▶ What you are asked to do
Take every line where the string "that" appears and copy it.

▶ Excerpted records
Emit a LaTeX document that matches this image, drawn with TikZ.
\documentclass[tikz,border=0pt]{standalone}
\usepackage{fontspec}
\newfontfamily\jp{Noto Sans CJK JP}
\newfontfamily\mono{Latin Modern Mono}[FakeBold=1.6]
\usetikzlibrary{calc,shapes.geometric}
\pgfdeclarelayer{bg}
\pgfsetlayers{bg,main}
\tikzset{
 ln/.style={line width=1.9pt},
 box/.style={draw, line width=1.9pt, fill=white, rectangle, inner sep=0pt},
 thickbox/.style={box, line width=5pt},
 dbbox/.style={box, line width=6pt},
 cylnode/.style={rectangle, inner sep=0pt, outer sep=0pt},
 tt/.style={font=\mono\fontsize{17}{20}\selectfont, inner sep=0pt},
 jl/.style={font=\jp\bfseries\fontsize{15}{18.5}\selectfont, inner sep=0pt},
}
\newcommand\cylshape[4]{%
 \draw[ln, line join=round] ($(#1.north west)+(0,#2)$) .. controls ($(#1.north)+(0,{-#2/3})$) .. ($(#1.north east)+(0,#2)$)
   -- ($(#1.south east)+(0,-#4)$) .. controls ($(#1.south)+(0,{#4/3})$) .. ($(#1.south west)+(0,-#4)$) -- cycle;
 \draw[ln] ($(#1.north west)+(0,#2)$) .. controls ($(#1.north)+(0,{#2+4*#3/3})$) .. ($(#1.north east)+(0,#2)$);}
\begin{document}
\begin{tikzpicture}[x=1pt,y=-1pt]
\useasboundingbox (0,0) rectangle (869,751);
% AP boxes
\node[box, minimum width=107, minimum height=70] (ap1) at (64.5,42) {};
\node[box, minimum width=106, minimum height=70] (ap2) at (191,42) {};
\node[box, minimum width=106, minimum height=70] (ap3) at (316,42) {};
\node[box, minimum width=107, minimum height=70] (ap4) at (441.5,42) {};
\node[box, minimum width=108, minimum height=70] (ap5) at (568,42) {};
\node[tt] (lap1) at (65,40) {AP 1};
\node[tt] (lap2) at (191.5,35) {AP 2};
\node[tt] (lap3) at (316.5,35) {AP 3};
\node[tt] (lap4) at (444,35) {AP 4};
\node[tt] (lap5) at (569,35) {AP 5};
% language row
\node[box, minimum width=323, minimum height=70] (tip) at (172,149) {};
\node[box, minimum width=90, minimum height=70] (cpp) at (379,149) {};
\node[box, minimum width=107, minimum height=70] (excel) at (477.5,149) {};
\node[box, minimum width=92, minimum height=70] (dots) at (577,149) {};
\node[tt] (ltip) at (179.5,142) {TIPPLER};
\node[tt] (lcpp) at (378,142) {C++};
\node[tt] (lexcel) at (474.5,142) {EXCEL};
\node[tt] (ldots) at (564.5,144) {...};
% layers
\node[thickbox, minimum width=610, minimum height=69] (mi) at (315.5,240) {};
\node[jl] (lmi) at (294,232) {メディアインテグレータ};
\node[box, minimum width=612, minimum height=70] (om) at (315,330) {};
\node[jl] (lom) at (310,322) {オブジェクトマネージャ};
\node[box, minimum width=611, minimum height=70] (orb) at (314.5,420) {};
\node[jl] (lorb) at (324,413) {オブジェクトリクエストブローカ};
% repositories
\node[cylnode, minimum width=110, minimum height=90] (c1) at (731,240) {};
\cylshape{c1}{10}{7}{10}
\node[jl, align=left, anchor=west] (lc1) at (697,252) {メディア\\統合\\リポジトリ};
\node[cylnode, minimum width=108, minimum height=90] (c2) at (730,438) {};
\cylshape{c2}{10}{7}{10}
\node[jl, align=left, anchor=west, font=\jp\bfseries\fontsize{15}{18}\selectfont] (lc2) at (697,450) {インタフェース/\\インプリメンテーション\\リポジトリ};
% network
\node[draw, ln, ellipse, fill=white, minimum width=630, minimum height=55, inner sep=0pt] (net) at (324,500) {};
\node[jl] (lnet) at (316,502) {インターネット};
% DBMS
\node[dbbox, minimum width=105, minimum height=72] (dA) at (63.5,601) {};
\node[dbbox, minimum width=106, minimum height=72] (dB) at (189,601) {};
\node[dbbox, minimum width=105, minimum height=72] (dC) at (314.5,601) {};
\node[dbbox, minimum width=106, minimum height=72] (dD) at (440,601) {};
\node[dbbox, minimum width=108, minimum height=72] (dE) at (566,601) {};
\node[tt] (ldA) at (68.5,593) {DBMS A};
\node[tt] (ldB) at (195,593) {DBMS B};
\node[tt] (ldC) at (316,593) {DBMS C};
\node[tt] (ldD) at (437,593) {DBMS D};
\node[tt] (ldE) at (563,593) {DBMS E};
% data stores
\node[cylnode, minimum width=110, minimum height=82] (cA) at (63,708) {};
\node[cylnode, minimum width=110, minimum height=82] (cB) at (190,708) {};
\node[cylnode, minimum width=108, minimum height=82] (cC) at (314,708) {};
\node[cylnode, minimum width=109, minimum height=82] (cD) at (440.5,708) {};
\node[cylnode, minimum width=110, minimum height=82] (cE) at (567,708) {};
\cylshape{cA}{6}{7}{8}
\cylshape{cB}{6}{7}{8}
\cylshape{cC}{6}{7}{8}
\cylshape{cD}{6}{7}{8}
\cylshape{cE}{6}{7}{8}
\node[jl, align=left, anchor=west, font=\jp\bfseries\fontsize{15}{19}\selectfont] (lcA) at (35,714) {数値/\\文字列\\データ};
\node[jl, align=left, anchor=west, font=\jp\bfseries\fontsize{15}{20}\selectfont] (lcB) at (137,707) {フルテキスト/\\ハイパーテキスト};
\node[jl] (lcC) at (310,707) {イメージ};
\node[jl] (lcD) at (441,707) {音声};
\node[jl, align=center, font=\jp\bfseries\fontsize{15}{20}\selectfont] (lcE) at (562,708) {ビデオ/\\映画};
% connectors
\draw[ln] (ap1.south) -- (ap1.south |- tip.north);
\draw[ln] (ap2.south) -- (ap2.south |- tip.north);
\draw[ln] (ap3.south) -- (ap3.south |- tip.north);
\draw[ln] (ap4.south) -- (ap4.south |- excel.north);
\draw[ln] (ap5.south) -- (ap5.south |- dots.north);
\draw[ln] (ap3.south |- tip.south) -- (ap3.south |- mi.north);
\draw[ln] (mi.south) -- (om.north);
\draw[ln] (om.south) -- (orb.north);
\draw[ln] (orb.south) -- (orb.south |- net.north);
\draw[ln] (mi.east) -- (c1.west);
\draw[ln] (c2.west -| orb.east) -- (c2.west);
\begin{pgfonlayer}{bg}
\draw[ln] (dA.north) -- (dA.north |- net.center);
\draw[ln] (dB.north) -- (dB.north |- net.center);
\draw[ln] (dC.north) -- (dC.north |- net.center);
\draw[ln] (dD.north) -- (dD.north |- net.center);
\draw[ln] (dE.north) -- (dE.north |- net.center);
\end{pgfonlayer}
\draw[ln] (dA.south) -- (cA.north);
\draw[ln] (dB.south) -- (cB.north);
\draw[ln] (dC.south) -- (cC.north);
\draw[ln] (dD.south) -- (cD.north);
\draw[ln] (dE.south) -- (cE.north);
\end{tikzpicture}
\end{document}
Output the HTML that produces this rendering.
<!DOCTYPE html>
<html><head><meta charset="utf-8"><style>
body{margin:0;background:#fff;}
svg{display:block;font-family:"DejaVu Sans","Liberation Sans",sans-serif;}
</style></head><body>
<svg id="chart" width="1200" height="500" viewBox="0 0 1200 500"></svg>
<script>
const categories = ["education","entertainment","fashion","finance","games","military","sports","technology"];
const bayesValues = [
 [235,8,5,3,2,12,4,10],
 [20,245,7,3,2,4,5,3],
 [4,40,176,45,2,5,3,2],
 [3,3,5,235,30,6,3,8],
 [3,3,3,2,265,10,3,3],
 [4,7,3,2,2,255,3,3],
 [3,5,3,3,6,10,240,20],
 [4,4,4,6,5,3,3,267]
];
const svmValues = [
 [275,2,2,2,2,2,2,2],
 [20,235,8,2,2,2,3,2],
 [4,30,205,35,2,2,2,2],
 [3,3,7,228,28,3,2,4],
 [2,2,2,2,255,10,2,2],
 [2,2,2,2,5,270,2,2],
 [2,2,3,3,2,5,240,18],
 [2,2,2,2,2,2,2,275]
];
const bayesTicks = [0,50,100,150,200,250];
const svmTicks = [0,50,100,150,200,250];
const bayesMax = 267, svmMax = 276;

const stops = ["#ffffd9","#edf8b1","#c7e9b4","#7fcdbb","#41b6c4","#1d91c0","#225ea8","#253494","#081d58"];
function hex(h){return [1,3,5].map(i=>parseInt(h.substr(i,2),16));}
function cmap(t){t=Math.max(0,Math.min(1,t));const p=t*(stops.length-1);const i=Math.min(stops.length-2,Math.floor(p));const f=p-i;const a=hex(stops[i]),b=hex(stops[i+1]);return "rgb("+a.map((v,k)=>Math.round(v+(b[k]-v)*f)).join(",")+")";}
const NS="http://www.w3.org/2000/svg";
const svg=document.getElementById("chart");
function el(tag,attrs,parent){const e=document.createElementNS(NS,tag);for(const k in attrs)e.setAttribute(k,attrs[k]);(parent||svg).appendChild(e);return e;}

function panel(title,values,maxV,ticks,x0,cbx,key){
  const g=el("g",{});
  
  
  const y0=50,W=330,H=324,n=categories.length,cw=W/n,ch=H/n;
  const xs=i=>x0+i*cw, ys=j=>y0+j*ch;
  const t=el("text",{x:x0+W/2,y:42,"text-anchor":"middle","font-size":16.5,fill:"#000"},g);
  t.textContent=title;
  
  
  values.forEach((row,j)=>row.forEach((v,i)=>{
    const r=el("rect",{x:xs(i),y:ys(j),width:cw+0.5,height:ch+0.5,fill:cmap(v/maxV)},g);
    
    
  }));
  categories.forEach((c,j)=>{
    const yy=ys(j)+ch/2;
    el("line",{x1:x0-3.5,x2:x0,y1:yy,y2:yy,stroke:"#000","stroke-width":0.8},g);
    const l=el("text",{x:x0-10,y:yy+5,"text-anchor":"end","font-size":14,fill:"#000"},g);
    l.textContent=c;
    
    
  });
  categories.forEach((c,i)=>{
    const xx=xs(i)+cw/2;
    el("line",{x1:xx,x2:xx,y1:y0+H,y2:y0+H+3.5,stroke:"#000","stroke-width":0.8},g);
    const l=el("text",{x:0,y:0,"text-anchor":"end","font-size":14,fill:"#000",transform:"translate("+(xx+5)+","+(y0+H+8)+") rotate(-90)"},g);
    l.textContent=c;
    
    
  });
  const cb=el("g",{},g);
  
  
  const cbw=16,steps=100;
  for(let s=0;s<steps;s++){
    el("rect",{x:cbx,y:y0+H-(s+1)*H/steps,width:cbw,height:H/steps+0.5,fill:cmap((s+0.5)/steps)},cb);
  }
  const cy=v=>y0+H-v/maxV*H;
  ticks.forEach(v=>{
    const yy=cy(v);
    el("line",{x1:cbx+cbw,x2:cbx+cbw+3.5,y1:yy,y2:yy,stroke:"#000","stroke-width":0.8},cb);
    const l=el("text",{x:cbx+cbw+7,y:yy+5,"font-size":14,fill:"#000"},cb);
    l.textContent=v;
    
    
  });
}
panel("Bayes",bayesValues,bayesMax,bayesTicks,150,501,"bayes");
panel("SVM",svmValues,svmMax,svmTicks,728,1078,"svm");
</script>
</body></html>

▶ Output of the task
Emit a LaTeX document that matches this image, drawn with TikZ.
Output the HTML that produces this rendering.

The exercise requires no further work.